Commander Ibrahim nodded thoughtfully. Finally, he said, “Takoma Park.”

The African’s voice was deep, with a British accent. But Wilson had no idea what he was talking about. “Excuse me?”

“Takoma Park! Do? You? Know it!”

Wilson glanced at Belov, but the Russian looked away, as if to say, You’re on your own. “You mean, the suburb – the one in Maryland?”

“And D.C. – part of it’s in Dee Cee.”

Wilson nodded. “Yeah,” he said. “I’ve been there once or twice.”

Commander Ibrahim thumped his chest with his fist, then pointed a finger at Wilson. “Well, I was there two fucking years!”

Wilson didn’t know what to say. Said: “Hunh!”

Commander Ibrahim turned to the boy-soldier on his right. “That’s my homey,” he declared.

The kid laughed.

The drive to the mining camp near Bafwasende was about fifty kilometers along a dirt track that, to Wilson’s surprise, was in decent condition. They rode in a sleek Mercedes sedan, with Commander Ibrahim in the front beside the driver, smoking a spliff. Wilson availed himself of the foldaway wet bar to nurse a tumbler of Glenmorangie, neat, and Belov did the same. For Wilson, it was a narcissistic moment, but for Belov, it was just another day at the office.

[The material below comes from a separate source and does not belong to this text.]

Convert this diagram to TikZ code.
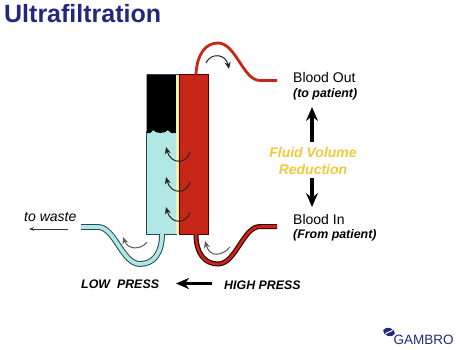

Their escorts, front to back, were an armored personnel carrier and a “technical.” The latter was a Jeep Grand Cherokee whose roof had been sawn off to accommodate a light machine gun where the rear seat had been. Flat-black with primer, the defrocked SUV had improvised armor, as well as a constellation of bullet holes in the front left fender. An effort to putty them over with epoxy had been unsuccessful, and cosmetically insane.

The APC was a BTR-70, according to Belov (who’d sold it to Commander Ibrahim). It had coaxial machine guns and was totally amphibious. “Nice Russian car!” Belov bragged. “They make in Arzamas plant – in Nizhny Novgorod. But heavy! Ten tons, I think!”

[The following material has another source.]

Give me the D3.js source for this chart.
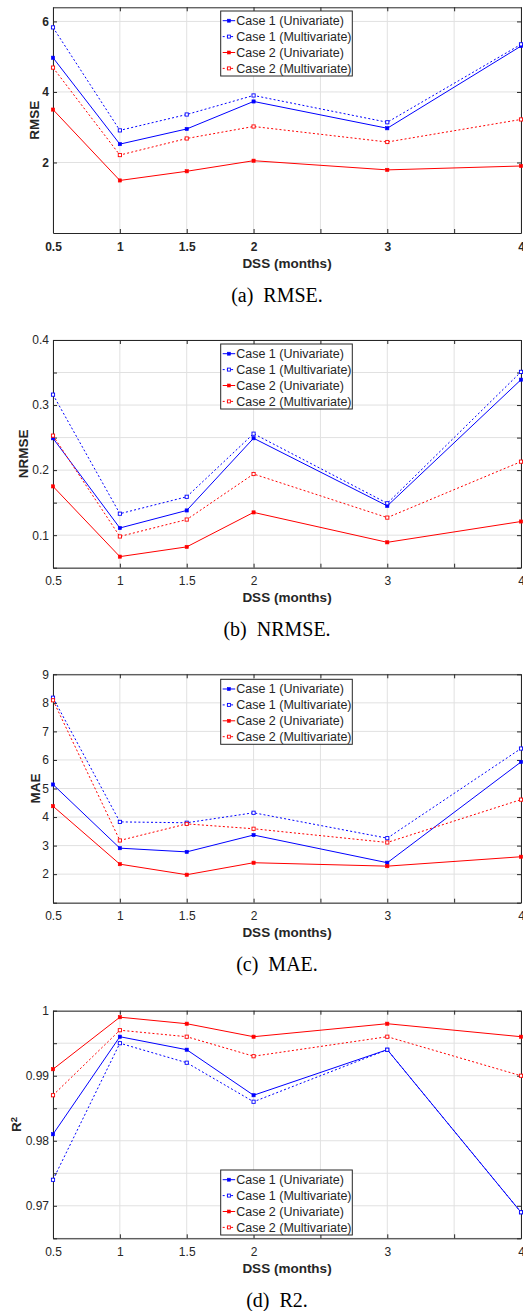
<!DOCTYPE html>
<html>
<head>
<meta charset="utf-8">
<script src="https://cdn.jsdelivr.net/npm/d3@7"></script>
<style>
  body { margin: 0; background: #fff; }
  svg { display: block; }
</style>
</head>
<body>
<div id="chart"></div>
<script>
// x values (DSS in months)
var dss = [0.5, 1, 1.5, 2, 3, 4];
var xTickLabels = [0.5, 1, 1.5, 2, 3, 4];
var seriesNames = ["Case 1 (Univariate)", "Case 1 (Multivariate)", "Case 2 (Univariate)", "Case 2 (Multivariate)"];

// (a) RMSE
var rmseCase1Uni   = [4.97, 2.52, 2.95, 3.73, 2.97, 5.30];
var rmseCase1Multi = [5.83, 2.91, 3.36, 3.90, 3.14, 5.35];
var rmseCase2Uni   = [3.50, 1.49, 1.75, 2.05, 1.79, 1.90];
var rmseCase2Multi = [4.69, 2.21, 2.68, 3.02, 2.58, 3.22];
var rmseTicks = [2, 4, 6];

// (b) NRMSE
var nrmseCase1Uni   = [0.249, 0.111, 0.138, 0.249, 0.145, 0.339];
var nrmseCase1Multi = [0.316, 0.133, 0.159, 0.256, 0.149, 0.351];
var nrmseCase2Uni   = [0.175, 0.067, 0.082, 0.135, 0.089, 0.121];
var nrmseCase2Multi = [0.253, 0.098, 0.124, 0.194, 0.127, 0.213];
var nrmseTicks = [0.1, 0.2, 0.3, 0.4];

// (c) MAE
var maeCase1Uni   = [5.14, 2.91, 2.78, 3.37, 2.40, 5.93];
var maeCase1Multi = [8.18, 3.83, 3.80, 4.15, 3.26, 6.40];
var maeCase2Uni   = [4.38, 2.35, 1.98, 2.40, 2.28, 2.61];
var maeCase2Multi = [8.09, 3.18, 3.76, 3.59, 3.11, 4.61];
var maeTicks = [2, 3, 4, 5, 6, 7, 8, 9];

// (d) R2
var r2Case1Uni   = [0.981, 0.996, 0.994, 0.987, 0.994, 0.969];
var r2Case1Multi = [0.974, 0.995, 0.992, 0.986, 0.994, 0.969];
var r2Case2Uni   = [0.991, 0.999, 0.998, 0.996, 0.998, 0.996];
var r2Case2Multi = [0.987, 0.997, 0.996, 0.993, 0.996, 0.990];
var r2Ticks = [0.97, 0.98, 0.99, 1];

var svgWidth = 523, svgHeight = 1311;
var axisColor = "#262626";
var gridColor = "#e1e1e1";
var sansFont = "'Liberation Sans', Arial, Helvetica, sans-serif";
var serifFont = "'Liberation Serif', 'Times New Roman', serif";

var seriesStyle = [
  {color: "#0000ff", dash: null, hollow: false},
  {color: "#0000ff", dash: "2,2.2", hollow: true},
  {color: "#ff0000", dash: null, hollow: false},
  {color: "#ff0000", dash: "2,2.2", hollow: true}
];

var svg = d3.select("#chart").append("svg")
  .attr("width", svgWidth)
  .attr("height", svgHeight);

var left = 53, right = 521;

var panels = [
  {top: 7.3, bottom: 233, domain: [0, 6.4], ticks: rmseTicks, gridStep: null, bold: true,
   ylabel: "RMSE", ylabelX: 34, legendTop: 11, caption: "(a)\u2002RMSE.",
   series: [rmseCase1Uni, rmseCase1Multi, rmseCase2Uni, rmseCase2Multi]},
  {top: 340, bottom: 567.7, domain: [0.05, 0.4], ticks: nrmseTicks, gridStep: 0.05, bold: false,
   ylabel: "NRMSE", ylabelX: 22.7, legendTop: 344, caption: "(b)\u2002NRMSE.",
   series: [nrmseCase1Uni, nrmseCase1Multi, nrmseCase2Uni, nrmseCase2Multi]},
  {top: 674.3, bottom: 902.7, domain: [1, 9], ticks: maeTicks, gridStep: 1, bold: false,
   ylabel: "MAE", ylabelX: 35, legendTop: 679.3, caption: "(c)\u2002MAE.",
   series: [maeCase1Uni, maeCase1Multi, maeCase2Uni, maeCase2Multi]},
  {top: 1010.7, bottom: 1238.3, domain: [0.965, 1], ticks: r2Ticks, gridStep: 0.005, bold: false,
   ylabel: "R2", ylabelX: 16, legendTop: 1170, caption: "(d)\u2002R2.",
   series: [r2Case1Uni, r2Case1Multi, r2Case2Uni, r2Case2Multi]}
];

panels.forEach(drawPanel);

function drawPanel(p) {
  var x = d3.scaleLinear().domain([0.5, 4]).range([left, right]);
  var y = d3.scaleLinear().domain(p.domain).range([p.bottom, p.top]);

  var xTickVals = d3.range(0.5, 4.001, 0.5);
  var yTickVals = p.gridStep
    ? d3.range(p.domain[0], p.domain[1] + p.gridStep / 2, p.gridStep).map(function(v) { return +v.toFixed(4); })
    : p.ticks;

  var g = svg.append("g");

  // white plot background
  g.append("rect")
    .attr("x", left).attr("y", p.top)
    .attr("width", right - left).attr("height", p.bottom - p.top)
    .attr("fill", "#fff");

  // grid
  g.append("g").selectAll("line")
    .data(xTickVals)
    .enter().append("line")
    .attr("x1", d => x(d)).attr("x2", d => x(d))
    .attr("y1", p.top).attr("y2", p.bottom)
    .attr("stroke", gridColor).attr("stroke-width", 1);

  g.append("g").selectAll("line")
    .data(yTickVals)
    .enter().append("line")
    .attr("x1", left).attr("x2", right)
    .attr("y1", d => y(d)).attr("y2", d => y(d))
    .attr("stroke", gridColor).attr("stroke-width", 1);

  var fontWeight = p.bold ? "bold" : "normal";

  // axes, MATLAB style: ticks inside, box all around
  var bottomAxis = d3.axisBottom(x)
    .tickValues(xTickVals)
    .tickSizeInner(-4).tickSizeOuter(0).tickPadding(9)
    .tickFormat(d => xTickLabels.indexOf(d) >= 0 ? d3.format("")(d) : "");
  var topAxis = d3.axisTop(x).tickValues(xTickVals)
    .tickSizeInner(-4).tickSizeOuter(0).tickFormat("");
  var leftAxis = d3.axisLeft(y).tickValues(yTickVals)
    .tickSizeInner(-4).tickSizeOuter(0).tickPadding(4)
    .tickFormat(d => p.ticks.some(t => Math.abs(t - d) < 1e-9) ? d3.format("")(d) : "");
  var rightAxis = d3.axisRight(y).tickValues(yTickVals)
    .tickSizeInner(-4).tickSizeOuter(0).tickFormat("");

  var axes = [
    g.append("g").attr("transform", `translate(0, ${p.bottom})`).call(bottomAxis),
    g.append("g").attr("transform", `translate(0, ${p.top})`).call(topAxis),
    g.append("g").attr("transform", `translate(${left}, 0)`).call(leftAxis),
    g.append("g").attr("transform", `translate(${right}, 0)`).call(rightAxis)
  ];
  axes.forEach(function(a) {
    a.select(".domain").attr("stroke", axisColor).attr("stroke-width", 1);
    a.selectAll(".tick line").attr("stroke", axisColor);
    a.selectAll("text")
      .attr("fill", axisColor)
      .style("font-family", sansFont)
      .style("font-size", "12px")
      .style("font-weight", fontWeight);
  });

  // lines
  var line = d3.line()
    .x((d, i) => x(dss[i]))
    .y(d => y(d));

  p.series.forEach(function(vals, k) {
    var st = seriesStyle[k];
    g.append("path")
      .datum(vals)
      .attr("d", line)
      .attr("fill", "none")
      .attr("stroke", st.color)
      .attr("stroke-width", 1)
      .attr("stroke-dasharray", st.dash);

    g.append("g").selectAll("rect")
      .data(vals)
      .enter().append("rect")
      .attr("x", (d, i) => x(dss[i]) - 1.6)
      .attr("y", d => y(d) - 1.6)
      .attr("width", 3.2).attr("height", 3.2)
      .attr("fill", st.hollow ? "#fff" : st.color)
      .attr("stroke", st.color)
      .attr("stroke-width", st.hollow ? 0.9 : 0.6);
  });

  // y label
  var yl = g.append("text")
    .attr("transform", `translate(${p.ylabelX}, ${(p.top + p.bottom) / 2}) rotate(-90)`)
    .attr("dy", "0.36em")
    .attr("text-anchor", "middle")
    .attr("fill", axisColor)
    .style("font-family", sansFont)
    .style("font-size", "13.5px")
    .style("font-weight", "bold");
  if (p.ylabel === "R2") {
    yl.append("tspan").text("R");
    yl.append("tspan").attr("dy", "-0.45em").style("font-size", "9.5px").text("2");
  } else {
    yl.text(p.ylabel);
  }

  // x label
  g.append("text")
    .attr("x", (left + right) / 2)
    .attr("y", p.bottom + 34.5)
    .attr("text-anchor", "middle")
    .attr("fill", axisColor)
    .style("font-family", sansFont)
    .style("font-size", "13.5px")
    .style("font-weight", "bold")
    .text("DSS (months)");

  // caption
  g.append("text")
    .attr("x", 277)
    .attr("y", p.bottom + 68.5)
    .attr("text-anchor", "middle")
    .attr("fill", "#000")
    .style("font-family", serifFont)
    .style("font-size", "20px")
    .text(p.caption);

  // legend
  var lx = 220.7, lw = 131.6, lh = 65, rowH = 15.9;
  var legend = g.append("g").attr("transform", `translate(${lx}, ${p.legendTop})`);
  legend.append("rect")
    .attr("x", 0).attr("y", 0)
    .attr("width", lw).attr("height", lh)
    .attr("fill", "#fff")
    .attr("stroke", axisColor)
    .attr("stroke-width", 1);

  seriesNames.forEach(function(name, k) {
    var st = seriesStyle[k];
    var cy = 9.7 + k * rowH;
    legend.append("line")
      .attr("x1", 2).attr("x2", 14.5)
      .attr("y1", cy).attr("y2", cy)
      .attr("stroke", st.color).attr("stroke-width", 1)
      .attr("stroke-dasharray", st.dash);
    legend.append("rect")
      .attr("x", 8.2 - 1.5).attr("y", cy - 1.5)
      .attr("width", 3).attr("height", 3)
      .attr("fill", st.hollow ? "#fff" : st.color)
      .attr("stroke", st.color)
      .attr("stroke-width", st.hollow ? 0.9 : 0.6);
    legend.append("text")
      .attr("x", 15.5)
      .attr("y", cy)
      .attr("dy", "0.36em")
      .attr("fill", axisColor)
      .style("font-family", sansFont)
      .style("font-size", "12.5px")
      .text(name);
  });
}
</script>
</body>
</html>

“Eleven,” Ibrahim corrected.

Belov was about to disagree when their conversation was cut short by a burst of machine-gun fire from the technical.

Wilson saw a group of men scatter from the side of the road, scrambling into the bush.

Belov and Commander Ibrahim laughed.

“What the fuck was that?” Wilson asked.

Ibrahim chuckled. “Local people,” he said. “No worries.”

“Did we hit ’em?”

Ibrahim shrugged. “I don’t know.” The way he said it, he might as well have added, Like it matters?

Wilson glanced out the back window, saw the sky brightening in the east. “So where did they go?”

Belov snorted. “Nowhere! They’re back in five minutes. Like roaches!”

Ibrahim turned to Wilson. “You saw the rope?”

Wilson shook his head. He hadn’t seen anything but half a dozen men running for their lives.